The control room — which operates TCO Studios, the radio/podcast studio, the practice-field videoboard (a 1080×600 15HD-pixel-pitch Daktronics board), and the full IPTV system throughout the complex (installed by VITEC) — is designed to replicate the control room at U.S. Bank Stadium in Downtown Minneapolis. According to Allan Wertheimer, senior manager, production, Vikings, that was done purposefully to allow seamless staff training and make it easy for new members of the team to get accustomed to the equipment by using it on a regular basis.

A Ross Carbonite production switcher anchors the infrastructure at the front bench, with Ross Xpression as the graphics engine. An Abekas Mira provides playback support with eight channels, and the team has left room for growth to add slow-motion replay. For now, it can rent that gear and easily plug it into an available position. The entire media center is built around a robust Evertz router.

TCO Studios features an acoustic wall that can be lifted to open the set up to a 170-seat auditorium.

The Vikings worked with numerous key partners that helped TCO Studios produce its feats for the eyes. Provost Studio — a high-end, boutique design firm that has worked with the Chicago Bears, Cleveland Browns, and soon the Detroit Lions — played a chief role in design of the studio area. It also helped future-proof and properly plan the build to ensure that every element of the final project was considered.

Alpha Video served as integrator, with the Vikings receiving counsel from SH Acoustics on the cutting-edge wall that separates the 170-seat theater from the set; Lighting Design Group, which set up an LED system that allows customization of the set to serve even non-Vikings clients; Chicago Scenic, which provides the set’s dramatic backdrops (right now, it’s a view of the Downtown Minneapolis skyline); and Primeview, which supplied the various screens that appear on the set, including a 3×3 video wall behind the main desk, a monitor wall behind the couch area, and the 86-in. touchscreen.

The facilities are yet another example of how sports teams are investing in becoming, essentially, their own media companies. Whether it’s game day or any other day, the possibilities seems endless in this new playground.

“It could be everything from a full-on production to just IPTV,” says Wertheimer. “We’re so much more than football, sometimes it can be easy to forget that we work for a football team.”

Planning for these studios began three years ago.
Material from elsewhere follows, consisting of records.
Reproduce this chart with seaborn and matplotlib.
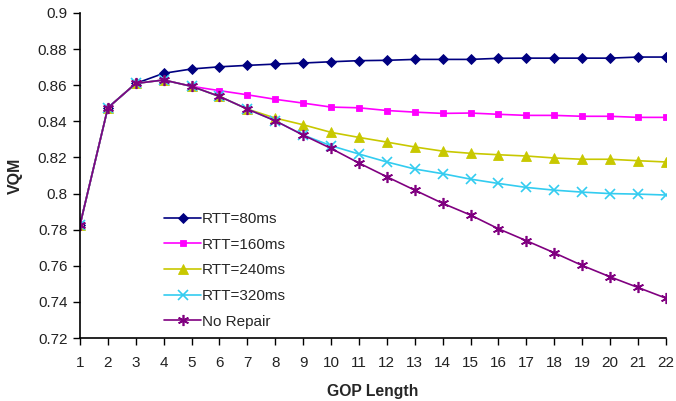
import numpy as np
import pandas as pd
import matplotlib
matplotlib.use("Agg")
import matplotlib.pyplot as plt
from matplotlib.ticker import FuncFormatter
import seaborn as sns

gop = list(range(1, 23))
series_names = ["RTT=80ms", "RTT=160ms", "RTT=240ms", "RTT=320ms", "No Repair"]

rtt80 = [0.7826, 0.8475, 0.8610, 0.8666, 0.8690, 0.8702, 0.8710, 0.8717, 0.8723, 0.8730, 0.8736,
         0.8738, 0.8743, 0.8743, 0.8743, 0.8749, 0.8750, 0.8750, 0.8750, 0.8750, 0.8756, 0.8756]
rtt160 = [0.7826, 0.8475, 0.8610, 0.8629, 0.8594, 0.8570, 0.8547, 0.8522, 0.8501, 0.8479, 0.8475,
          0.8460, 0.8451, 0.8444, 0.8446, 0.8439, 0.8433, 0.8433, 0.8428, 0.8428, 0.8422, 0.8422]
rtt240 = [0.7826, 0.8475, 0.8610, 0.8629, 0.8594, 0.8538, 0.8468, 0.8418, 0.8381, 0.8339, 0.8311,
          0.8285, 0.8258, 0.8235, 0.8223, 0.8215, 0.8208, 0.8197, 0.8190, 0.8190, 0.8182, 0.8175]
rtt320 = [0.7826, 0.8475, 0.8610, 0.8629, 0.8594, 0.8538, 0.8468, 0.8403, 0.8324, 0.8265, 0.8219,
          0.8175, 0.8136, 0.8110, 0.8080, 0.8056, 0.8034, 0.8019, 0.8008, 0.8000, 0.7997, 0.7992]
no_repair = [0.7826, 0.8475, 0.8610, 0.8629, 0.8594, 0.8538, 0.8468, 0.8403, 0.8324, 0.8250, 0.8169,
             0.8093, 0.8019, 0.7946, 0.7881, 0.7805, 0.7739, 0.7672, 0.7602, 0.7539, 0.7480, 0.7421]

y_ticks = [0.72, 0.74, 0.76, 0.78, 0.80, 0.82, 0.84, 0.86, 0.88, 0.90]

colors = {"RTT=80ms": "#000080", "RTT=160ms": "#FF00FF", "RTT=240ms": "#C8C800",
          "RTT=320ms": "#33CCF0", "No Repair": "#800080"}
markers = {"RTT=80ms": "D", "RTT=160ms": "s", "RTT=240ms": "^",
           "RTT=320ms": "x", "No Repair": (6, 2, 0)}
msizes = {"RTT=80ms": 5, "RTT=160ms": 5, "RTT=240ms": 6.5,
          "RTT=320ms": 6.5, "No Repair": 8}

df = pd.DataFrame({
    "GOP": gop * 5,
    "VQM": rtt80 + rtt160 + rtt240 + rtt320 + no_repair,
    "Series": sum([[n] * len(gop) for n in series_names], []),
})

sns.set_theme(style="ticks")
plt.rcParams["font.family"] = ["Liberation Sans", "DejaVu Sans"]

fig = plt.figure(figsize=(6.76, 4.01), dpi=100)
ax = fig.add_axes([0.1183, 0.157, 0.985 - 0.1183, 0.9676 - 0.157])

for name in series_names:
    sub = df[df["Series"] == name]
    kw = dict(markeredgewidth=1.2) if name in ("RTT=320ms", "No Repair") else dict(markeredgewidth=0.6)
    sns.lineplot(data=sub, x="GOP", y="VQM", ax=ax, color=colors[name], linewidth=1.2,
                 marker=markers[name], markersize=msizes[name], markeredgecolor=colors[name],
                 markerfacecolor=colors[name], label=name, **kw)

ax.set_xlim(1, 22)
ax.set_ylim(0.72, 0.9)
ax.set_xticks(gop)
ax.set_yticks(y_ticks)
ax.yaxis.set_major_formatter(FuncFormatter(lambda v, p: f"{v:.2f}".rstrip("0").rstrip(".")))
ax.tick_params(axis="both", labelsize=11, colors="black", length=5, width=1, direction="out", pad=4)
ax.tick_params(axis="x", pad=8)
for s in ("top", "right"):
    ax.spines[s].set_visible(False)
for s in ("left", "bottom"):
    ax.spines[s].set_color("black")
    ax.spines[s].set_linewidth(1.2)

ax.set_xlabel("GOP Length", fontsize=11.3, fontweight="bold", labelpad=10)
ax.set_ylabel("VQM", fontsize=11.5, fontweight="bold", labelpad=11)
for lbl in ax.get_xticklabels() + ax.get_yticklabels():
    lbl.set_color("#222222")

ax.legend(loc="upper left", bbox_to_anchor=(0.232, 0.49), bbox_transform=fig.transFigure,
          frameon=False, fontsize=11, handlelength=2.4, handletextpad=0.05,
          labelspacing=0.76, borderpad=0)

fig.savefig("out.png", dpi=100)
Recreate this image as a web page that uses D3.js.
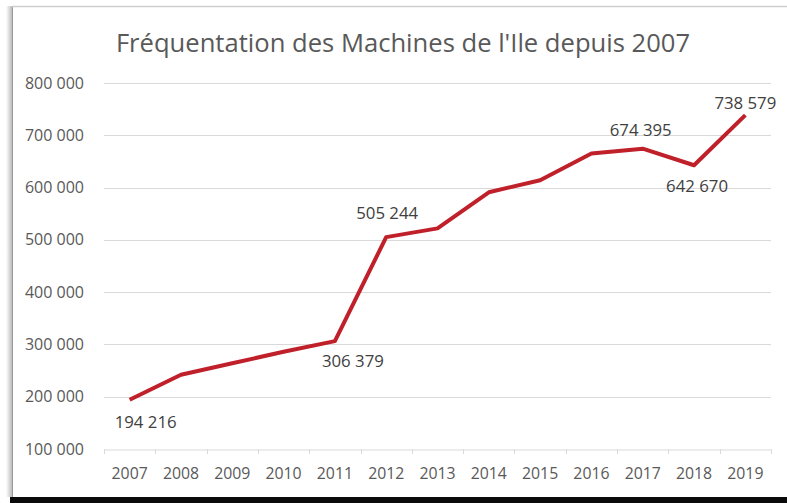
<!DOCTYPE html>
<html>
<head>
<meta charset="utf-8">
<script src="https://cdn.jsdelivr.net/npm/d3@7"></script>
<style>
  body { margin: 0; background: #fff; }
  svg { display: block; }
</style>
</head>
<body>
<div id="chart"></div>
<script>
// données
const years = ["2007", "2008", "2009", "2010", "2011", "2012", "2013",
  "2014", "2015", "2016", "2017", "2018", "2019"];
const visitors = [194216, 242000, 264000, 286000, 306379, 505244, 522000,
  591000, 614000, 665000, 674395, 642670, 738579];
const labelled = ["2007", "2011", "2012", "2017", "2018", "2019"];
const yTicks = [100000, 200000, 300000, 400000, 500000, 600000, 700000, 800000];

const width = 787;
const height = 503;
const marginLeft = 104;
const marginRight = 16;
const marginTop = 83;
const plotBottom = 449;

// décalage des étiquettes (dx, dy) par rapport au point
const labelOffset = {
  "2007": [16, 28], "2011": [18, 26], "2012": [1, -18],
  "2017": [-2, -13], "2018": [3, 27], "2019": [0, -6]
};

const svg = d3.select("#chart").append("svg")
  .attr("width", width)
  .attr("height", height);

// cadre
const defs = svg.append("defs");
const grad = defs.append("linearGradient").attr("id", "shadeL");
grad.append("stop").attr("offset", "0%").attr("stop-color", "#fff");
grad.append("stop").attr("offset", "100%").attr("stop-color", "#b0b0b0");
svg.append("rect").attr("x", 6).attr("y", 6).attr("width", 7).attr("height", 491)
  .attr("fill", "url(#shadeL)");
svg.append("line").attr("x1", 12.5).attr("x2", 12.5).attr("y1", 6).attr("y2", 497)
  .attr("stroke", "#9a9a9a").attr("stroke-width", 1);
svg.append("line").attr("x1", 12).attr("x2", width).attr("y1", 6.5).attr("y2", 6.5)
  .attr("stroke", "#cfcfcf").attr("stroke-width", 1.5);
svg.append("rect").attr("x", 10).attr("y", 497).attr("width", width - 10).attr("height", 6)
  .attr("fill", "#0a0a0a");

// échelles
const x = d3.scaleBand().domain(years).range([marginLeft, width - marginRight]);
const y = d3.scaleLinear().domain([100000, 800000]).range([plotBottom, marginTop]);

const fmt = (v) => d3.format(",")(v).replace(/,/g, " ");
const font = "Open Sans, sans-serif";

// titre
svg.append("text")
  .attr("x", 403).attr("y", 52)
  .attr("text-anchor", "middle")
  .attr("font-family", font)
  .attr("font-size", 25.6)
  .attr("fill", "#595959")
  .text("Fréquentation des Machines de l'Ile depuis 2007");

// grille
svg.append("g")
  .selectAll("line")
  .data(yTicks.slice(1))
  .join("line")
  .attr("x1", marginLeft).attr("x2", width - marginRight)
  .attr("y1", (d) => Math.round(y(d)) + 0.5).attr("y2", (d) => Math.round(y(d)) + 0.5)
  .attr("stroke", "#d9d9d9");

// axe Y
const yAxis = svg.append("g")
  .attr("transform", `translate(${marginLeft - 17},0)`)
  .call(d3.axisLeft(y).tickValues(yTicks).tickFormat(fmt).tickSize(0));
yAxis.select(".domain").remove();
yAxis.selectAll("text")
  .attr("font-family", font)
  .attr("font-size", 16)
  .attr("fill", "#595959");

// axe X
const xAxis = svg.append("g")
  .attr("transform", `translate(0,${plotBottom + 0.5})`)
  .call(d3.axisBottom(x).tickSize(0).tickPadding(18));
xAxis.select(".domain").attr("stroke", "#d9d9d9");
xAxis.selectAll("text")
  .attr("font-family", font)
  .attr("font-size", 15.8)
  .attr("fill", "#595959");
svg.append("g")
  .selectAll("line")
  .data(years.concat(["end"]))
  .join("line")
  .attr("x1", (d, i) => Math.round(marginLeft + i * x.step()) + 0.5)
  .attr("x2", (d, i) => Math.round(marginLeft + i * x.step()) + 0.5)
  .attr("y1", plotBottom).attr("y2", plotBottom + 5)
  .attr("stroke", "#d9d9d9");

// courbe
const data = years.map((yr, i) => ({ year: yr, value: visitors[i] }));
const cx = (d) => x(d.year) + x.bandwidth() / 2;
const line = d3.line()
  .x(cx)
  .y((d) => y(d.value));

svg.append("path")
  .datum(data)
  .attr("fill", "none")
  .attr("stroke", "#c0202a")
  .attr("stroke-width", 4)
  .attr("stroke-linejoin", "round")
  .attr("d", line);

// étiquettes
svg.append("g")
  .selectAll("text")
  .data(data.filter((d) => labelled.includes(d.year)))
  .join("text")
  .attr("x", (d) => cx(d) + labelOffset[d.year][0])
  .attr("y", (d) => y(d.value) + labelOffset[d.year][1])
  .attr("text-anchor", "middle")
  .attr("font-family", font)
  .attr("font-size", 16.8)
  .attr("fill", "#404040")
  .text((d) => fmt(d.value));
</script>
</body>
</html>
Harper and Wertheimer credit their colleagues at the Chicago Bears and the Dallas Cowboys — whose studios and facilities at Halas Hall and The Star, respectively, are standouts — who opened their doors to tours and helped the VEN team learn from their experiences.

“We had a vision ,” says Harper, “but, at the end of the day, it comes down to support from ownership, [to] the fact that they love our content, they love what we do, they care about it, they care about our fans, and they want to give our fans the best opportunity to engage.”

The team at Vikings Entertainment Network understands that with these amazing facilities certainly comes an increase in expectations, both internally from ownership and externally from fans.

TCO Studios features four shooting positions, including this casual, four-seat lounge area for deeper conversations with talent and guests.

In addition to a seemingly endless stream of content from web, social, and OTT platforms and department programs, VEN also creates six television shows for linear partners KMSP (the local Fox affiliate) and Fox Sports North (the local RSN).

Although Harper acknowledges that 2018 will be a growth year, plans are in place to introduce new content. He sees the biggest areas for growth in live social media and in podcasting. A notable addition, however, will come on the traditional linear side: plans are in place for a live show that will air on KMSP this season on Thursday nights prior to the start of Thursday Night Football, which, this year, moves over to Fox Sports. The show will be Vikings-specific and preview the upcoming weekend’s Vikings game and serve as lead-in with a local flavor to that night’s national telecast. And as it happens, the first game in the Fox Thursday Night Football package has (you guessed it) the Vikings visiting the Los Angeles Rams on Sept. 27.

So, as plastic is still being pulled off new corners of TCO Performance Center this summer and that new-studio smell is wafting warmly to everyone at VEN, the excitement is clear. But make no mistake about it: the fun is just getting started.